Python’s Multithreading and Multiprocessing Modules

Python offers two powerful modules for working with threads and processes:

  • threading: Provides tools for creating and managing threads within your Python program.
  • multiprocessing: Enables you to create multiple processes and communicate between them.

Example: Threading for Web Scraping

import threading
import requests

def fetch_url(url):
    response = requests.get(url)
    # Process the response data

urls = ["https://www.example.com", "https://www.anothersite.com"]

threads = []
for url in urls:
    thread = threading.Thread(target=fetch_url, args=(url,))
    threads.append(thread)
    thread.start()

for thread in threads:
    thread.join()  # Wait for all threads to complete

Frequently Asked Questions (FAQ)

1. What’s the Global Interpreter Lock (GIL) in Python?

The GIL is a mechanism in Python that limits the execution of multiple threads to a single core at a time. This can impact performance in CPU-bound multithreaded programs.

2. How can I overcome the GIL limitation?

For CPU-bound tasks, use the multiprocessing module to take advantage of multiple cores. Consider alternative Python implementations like Jython or IronPython, which don’t have a GIL.

3. What are some common challenges in multithreading and multiprocessing?

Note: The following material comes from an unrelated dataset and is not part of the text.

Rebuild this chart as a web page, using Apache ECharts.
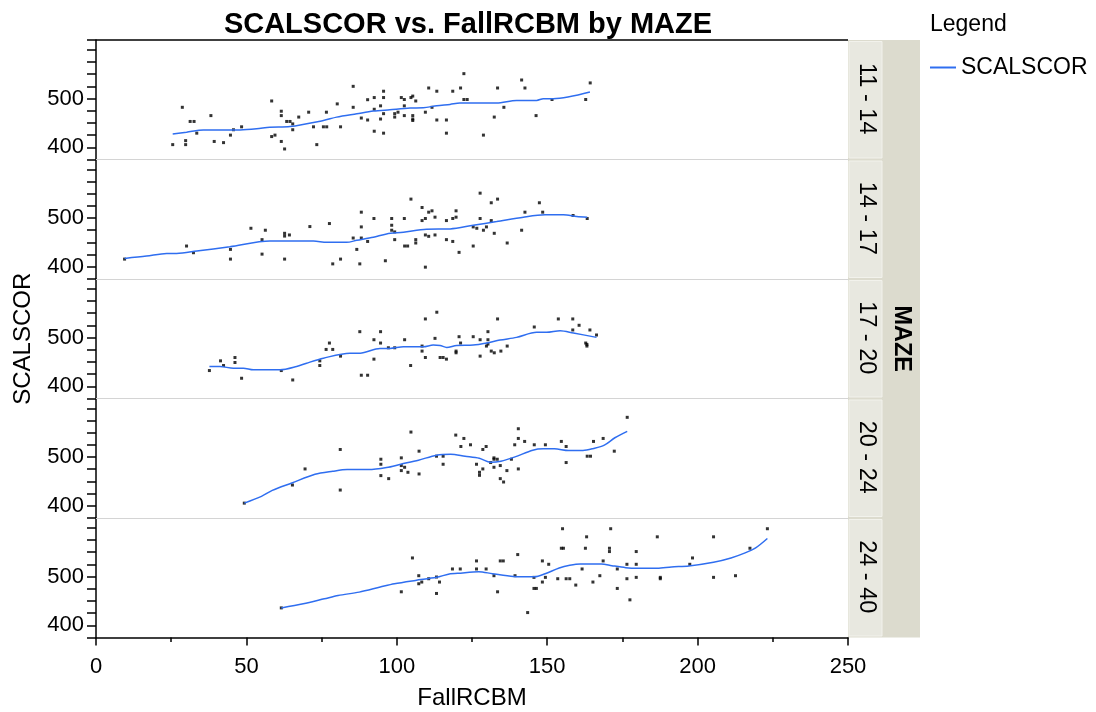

  • Race Conditions: When multiple threads try to modify the same data simultaneously.
  • Deadlocks: When threads wait indefinitely for each other to release resources.
  • Communication Overhead: The cost of sending data between processes.

4. Are there any high-level libraries for parallelism in Python?

Yes, libraries like concurrent.futures and asyncio provide simpler ways to achieve parallelism for specific use cases.